Iga Wyrwał jest świetnym przykładem na to, że marketing szeptany jednak nie jest taki superskuteczny, jak myśleli spece marketingu i jego autorzy.
Tyle gadania o tym, że Iga robi karierę w Hollywood, tyle plotek i artykułów w gazetach. A tu cisza. W Hollywood nie dosłyszeli.

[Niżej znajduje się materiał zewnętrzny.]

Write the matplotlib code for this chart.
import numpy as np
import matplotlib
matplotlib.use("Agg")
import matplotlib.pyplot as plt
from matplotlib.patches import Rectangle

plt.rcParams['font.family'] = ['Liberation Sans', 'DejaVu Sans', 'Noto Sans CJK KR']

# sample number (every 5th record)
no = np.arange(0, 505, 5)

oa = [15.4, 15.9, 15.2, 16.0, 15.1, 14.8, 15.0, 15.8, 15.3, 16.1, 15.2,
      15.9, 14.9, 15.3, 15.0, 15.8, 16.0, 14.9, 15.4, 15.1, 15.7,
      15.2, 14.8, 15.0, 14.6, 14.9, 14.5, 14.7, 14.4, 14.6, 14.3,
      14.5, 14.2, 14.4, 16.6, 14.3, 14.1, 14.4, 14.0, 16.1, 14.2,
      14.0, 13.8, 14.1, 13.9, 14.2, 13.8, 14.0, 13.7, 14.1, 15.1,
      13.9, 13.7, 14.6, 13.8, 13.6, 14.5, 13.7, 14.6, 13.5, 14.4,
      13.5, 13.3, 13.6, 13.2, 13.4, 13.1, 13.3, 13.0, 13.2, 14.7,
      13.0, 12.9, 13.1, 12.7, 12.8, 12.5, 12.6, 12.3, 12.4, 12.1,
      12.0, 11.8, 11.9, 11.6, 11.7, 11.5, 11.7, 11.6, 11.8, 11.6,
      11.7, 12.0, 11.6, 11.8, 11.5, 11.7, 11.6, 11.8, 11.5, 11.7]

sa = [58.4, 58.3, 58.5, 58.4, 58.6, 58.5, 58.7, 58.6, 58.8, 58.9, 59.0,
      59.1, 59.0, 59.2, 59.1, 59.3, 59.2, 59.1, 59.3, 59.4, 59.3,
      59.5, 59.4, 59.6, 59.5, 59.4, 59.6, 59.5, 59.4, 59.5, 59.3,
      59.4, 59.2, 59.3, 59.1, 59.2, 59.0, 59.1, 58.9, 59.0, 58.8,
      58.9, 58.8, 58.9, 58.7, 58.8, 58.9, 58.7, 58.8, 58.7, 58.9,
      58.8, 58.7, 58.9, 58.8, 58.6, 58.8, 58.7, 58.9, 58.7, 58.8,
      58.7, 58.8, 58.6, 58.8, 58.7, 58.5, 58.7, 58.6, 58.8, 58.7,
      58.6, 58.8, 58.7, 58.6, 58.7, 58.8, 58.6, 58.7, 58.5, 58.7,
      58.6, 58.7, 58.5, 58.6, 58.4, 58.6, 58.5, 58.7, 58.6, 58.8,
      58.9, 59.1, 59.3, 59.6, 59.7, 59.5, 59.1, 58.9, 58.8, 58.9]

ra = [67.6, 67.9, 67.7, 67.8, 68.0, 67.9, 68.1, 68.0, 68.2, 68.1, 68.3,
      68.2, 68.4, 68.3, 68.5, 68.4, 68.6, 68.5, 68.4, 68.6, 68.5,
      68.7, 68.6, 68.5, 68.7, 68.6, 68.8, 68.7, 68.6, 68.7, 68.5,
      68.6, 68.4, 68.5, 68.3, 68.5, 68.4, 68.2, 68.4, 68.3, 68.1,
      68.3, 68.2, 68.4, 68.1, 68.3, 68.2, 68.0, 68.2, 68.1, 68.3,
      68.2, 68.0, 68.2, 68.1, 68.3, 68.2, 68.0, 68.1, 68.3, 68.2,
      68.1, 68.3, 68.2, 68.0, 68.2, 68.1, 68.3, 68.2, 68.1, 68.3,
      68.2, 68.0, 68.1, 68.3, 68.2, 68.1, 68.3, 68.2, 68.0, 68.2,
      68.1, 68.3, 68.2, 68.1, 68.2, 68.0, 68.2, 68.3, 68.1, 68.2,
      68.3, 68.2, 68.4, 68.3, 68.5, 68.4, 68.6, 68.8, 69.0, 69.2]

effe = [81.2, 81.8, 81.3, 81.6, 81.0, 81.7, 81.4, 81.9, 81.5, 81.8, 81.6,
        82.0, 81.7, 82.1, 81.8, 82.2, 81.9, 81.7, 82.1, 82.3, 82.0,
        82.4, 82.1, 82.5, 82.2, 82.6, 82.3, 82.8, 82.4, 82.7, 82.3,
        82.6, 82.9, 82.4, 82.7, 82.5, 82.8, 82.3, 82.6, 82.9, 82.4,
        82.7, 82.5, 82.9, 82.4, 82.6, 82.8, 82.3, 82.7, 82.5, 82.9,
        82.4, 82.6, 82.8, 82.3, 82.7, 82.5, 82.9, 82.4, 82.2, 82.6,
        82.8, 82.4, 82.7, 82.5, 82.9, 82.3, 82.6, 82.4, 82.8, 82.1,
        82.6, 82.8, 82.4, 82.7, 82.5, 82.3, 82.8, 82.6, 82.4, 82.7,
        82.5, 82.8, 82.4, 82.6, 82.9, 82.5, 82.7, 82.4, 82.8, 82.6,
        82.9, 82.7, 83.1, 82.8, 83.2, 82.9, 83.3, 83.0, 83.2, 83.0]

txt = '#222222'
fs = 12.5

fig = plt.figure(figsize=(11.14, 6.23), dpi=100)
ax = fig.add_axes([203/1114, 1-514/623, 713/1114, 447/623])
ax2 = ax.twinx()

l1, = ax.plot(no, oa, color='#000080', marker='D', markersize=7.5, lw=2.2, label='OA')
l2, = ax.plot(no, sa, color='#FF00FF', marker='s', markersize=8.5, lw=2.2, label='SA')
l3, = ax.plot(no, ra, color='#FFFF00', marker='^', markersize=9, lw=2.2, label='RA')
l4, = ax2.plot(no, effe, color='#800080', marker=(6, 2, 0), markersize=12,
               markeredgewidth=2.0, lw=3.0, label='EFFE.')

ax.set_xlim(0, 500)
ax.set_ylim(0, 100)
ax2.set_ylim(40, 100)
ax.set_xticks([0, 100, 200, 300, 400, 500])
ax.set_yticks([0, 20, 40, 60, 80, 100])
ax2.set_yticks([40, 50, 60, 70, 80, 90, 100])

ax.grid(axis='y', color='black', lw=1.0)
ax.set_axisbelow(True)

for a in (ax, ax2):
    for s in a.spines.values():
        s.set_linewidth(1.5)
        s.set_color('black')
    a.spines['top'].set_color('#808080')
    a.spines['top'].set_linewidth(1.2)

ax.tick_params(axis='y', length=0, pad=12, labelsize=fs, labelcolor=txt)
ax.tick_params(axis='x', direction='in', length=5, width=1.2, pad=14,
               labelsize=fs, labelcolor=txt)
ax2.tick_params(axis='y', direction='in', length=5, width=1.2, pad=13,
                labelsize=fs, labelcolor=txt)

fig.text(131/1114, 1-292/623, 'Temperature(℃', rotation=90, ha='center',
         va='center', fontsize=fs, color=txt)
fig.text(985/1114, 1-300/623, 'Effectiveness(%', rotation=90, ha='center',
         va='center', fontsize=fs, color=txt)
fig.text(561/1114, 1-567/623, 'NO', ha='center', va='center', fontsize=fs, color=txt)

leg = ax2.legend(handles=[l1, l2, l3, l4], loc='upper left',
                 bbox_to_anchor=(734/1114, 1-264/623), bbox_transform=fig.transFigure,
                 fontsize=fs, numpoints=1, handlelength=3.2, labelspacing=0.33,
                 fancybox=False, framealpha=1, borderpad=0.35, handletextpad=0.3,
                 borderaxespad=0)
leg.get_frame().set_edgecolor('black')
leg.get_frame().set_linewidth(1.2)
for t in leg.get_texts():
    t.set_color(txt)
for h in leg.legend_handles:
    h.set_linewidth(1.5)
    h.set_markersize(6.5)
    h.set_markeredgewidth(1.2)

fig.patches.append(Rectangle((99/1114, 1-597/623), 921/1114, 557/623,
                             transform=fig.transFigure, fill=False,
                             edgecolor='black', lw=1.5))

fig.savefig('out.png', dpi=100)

Pamietam do dzisiaj jak co chwile czytałem o Jej rzekomym podboju Hollywood. Miała grać w kontynuacji Diabeł ubiera się u Prady o której słyszeli chyba tylko w Polsce, zapowiadano Jej udział w Transformersach, w filmie u boku Johnnego Deppa, a na planie Your Highness podobno przyćmiła Natalie Portman. Była jeszcze jedna Polka, która rzekomo spotykała się z DiCaprio a prasa huczała że ma już zaklepaną główną role kobiecą w filmie o Bondzie. Generalnie te wszystkie aktorki podbijające Hollywood są znane chyba tylko w PL. Ja osobiście uważam że nawet dokonania Poli Negri są przez Polaków mocno wyolbrzymiane, mimo iż jest to jedyna aktorka która faktycznie, przez kilka lat była w Stanach gwiazdą.
Nie da się ukryć, że to w Polsce jej zdjęcia zdobiły okładki magazynów dla panów natomiast jej udział w Transformerach był tylko zabiegiem ze strony CMC wzięła udział w filmie, a więc nikt jej nawet nie zaproponował występu w filmie. Natomiast jej kariera w Wielkiej Brytanii skończyła się na jednej okładce, powód jest prosty tam kobiet, które próbują zrobić karierę przez rozbierane sesje tak samo, jak w Stanach Zjednoczonych nie brakuje, dzięki czemu agencje mogą przebierać w ofertach.